Ronnie Markham was one of the boys who made it to a big school on an athletic scholarship. They always talked about how someday there would be a trophy named after him; his athletic prowess had put the school on the map time and again. It helped that his father had the largest, most successful car dealership in the area. Markham Motors, three generations old, enjoyed a fair amount of signage on the playing fields of our high school.

It had been a while since Ronnie had hung out with Paul. A year older than Paul, he had finished his sophomore year at BU. They’d reconnected on the basketball court and now Ronnie showed up at our house three days out of four. He and Paul would go out, shoot those baskets at the high school, and then do whatever it was that they did until the early hours of the next day. Sometimes I’d open the door and there he’d be on our front step, still the Greek god of New Bedford. “Hey, kid. Where’s Paul?” That was the sum total of his interest in me.

And then it wasn’t.

That summer, Markham Motors did a little trimming. Cost cutting. Belt tightening. My father’s job was on the line; it had been a few years since the last bronze plaque.

*   *   *

I can hear them talking about it through the thin walls of my converted closet, Adele’s badgering tone, imploring my father to call a meeting with Markham and point out all his years of success and experience. “Tell him that if he’s smart, he’ll make you the manager. Put the experience at the top of the heap.” I’m a smart kid, and I know that experience isn’t always the best card in the hand. Youth is. After all, youth rules, no old folks in the commercials.

My father’s reply is muted, his words mostly inaudible through the wall. Just one coming through: “Can’t.”

“Won’t is more like it.”

My father must be moving around the room, because suddenly I can hear his voice clearly. “We have the rents. It’ll be all right.”

Adele’s reaction to that is plain: “Not enough.”

“We don’t know that Markham will let me go. Let’s not worry.”

“That’s all right for you to say, but I have to run this house on your salary. It’s not easy. It’s never been enough. Don’t you think I want a little luxury now? A little improvement? Some of the things that I’ve been putting off for years? If he lays you off, how far do you think those rents will take us? They barely pay for the upkeep on that house. We’ll have to raise them. Bottom line. We raise the rents.”

This isn’t the first time I’ve overheard that conversation. Adele is obsessing on what she thinks is inevitable, while my father keeps his head buried in the sand. The discussions have moved out of their bedroom and into the kitchen, where the staple diet of conversation is the relentless conjecture: If Markham fires my father, how will we survive?

*   *   *

When Ronnie Markham began to show up at our house, my father did everything to encourage the friendship.

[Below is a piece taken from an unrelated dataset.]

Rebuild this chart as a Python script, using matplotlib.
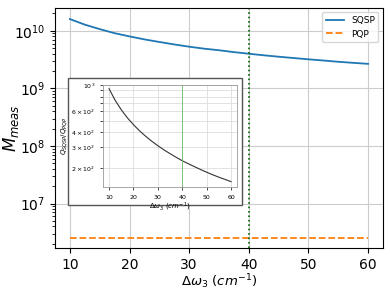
import numpy as np
import matplotlib
matplotlib.use("Agg")
import matplotlib.pyplot as plt
from matplotlib.patches import Rectangle

# data
dw = [10, 12.5, 15, 17.5, 20, 22.5, 25, 27.5, 30, 32.5, 35, 37.5,
      40, 42.5, 45, 47.5, 50, 52.5, 55, 57.5, 60]
m_sqsp = [1.6e10, 1.28e10, 1.07e10, 9.1e9, 8.0e9, 7.1e9, 6.4e9, 5.8e9, 5.3e9, 4.9e9, 4.6e9,
          4.27e9, 4.0e9, 3.76e9, 3.55e9, 3.37e9, 3.2e9, 3.05e9, 2.9e9, 2.78e9, 2.67e9]
m_pqp = [2.5e6] * len(dw)
ratio = [930, 744, 620, 531, 465, 413, 372, 338, 310, 286, 266,
         248, 232, 219, 207, 196, 186, 177, 169, 162, 155]
dw_mark = 40

fig = plt.figure(figsize=(3.9, 2.93), dpi=100)
ax = fig.add_axes([0.141, 0.152, 0.841, 0.821])
ax.plot(dw, m_sqsp, color='tab:blue', lw=1.3, label='SQSP')
ax.plot(dw, m_pqp, color='tab:orange', lw=1.3, ls='--', label='PQP')
ax.axvline(dw_mark, color='darkgreen', ls=':', lw=1.2)
ax.set_yscale('log')
ax.set_ylim(1.66e6, 2.5e10)
ax.set_xlim(7.5, 62.5)
ax.grid(True, which='major', color='#cccccc', lw=0.8)
ax.tick_params(labelsize=10)
ax.set_xlabel(r'$\Delta\omega_3\ (cm^{-1})$', fontsize=9.5, labelpad=0)
ax.set_ylabel(r'$M_{meas}$', fontsize=12)
ax.yaxis.set_label_coords(-0.105, 0.5)
ax.legend(loc='upper right', fontsize=6.5)

# box around the inset
fig.patches.append(Rectangle((0.174, 0.300), 0.446, 0.433, transform=fig.transFigure,
                             facecolor='white', edgecolor='#555555', lw=1.0, zorder=3))

ins = fig.add_axes([0.264, 0.362, 0.344, 0.348], zorder=4)
ins.plot(dw, ratio, color='#333333', lw=0.8)
ins.axvline(dw_mark, color='#66bb66', lw=0.6)
ins.set_yscale('log')
ins.set_ylim(140, 1000)
ins.set_xlim(7.5, 62.5)
ins.grid(True, which='both', color='#dddddd', lw=0.6)
ins.tick_params(which='both', labelsize=4.5, length=2, width=0.5)
for s in ins.spines.values():
    s.set_linewidth(0.6)
    s.set_color('#999999')
ins.set_xlabel(r'$\Delta\omega_3\ (cm^{-1})$', fontsize=5, labelpad=1)
ins.set_ylabel(r'$Q_{SQSP}/Q_{PQP}$', fontsize=5, labelpad=1)

fig.savefig('out.png', dpi=100)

Everything. In the end, Markham didn’t fire my father. I’ve never been able to decide if it was because of Paul’s friendship or my spectacularly bad date with Ronnie that kept my father employed until retirement.

*   *   *

The ambulance has arrived; the flashing lights bounce off the bedroom walls. I take Adele by the hand and drag her out of the room so that the EMTs can transfer my father’s inert body to a stretcher. Someone is trying to extract information from Adele, but, for once, she is silent.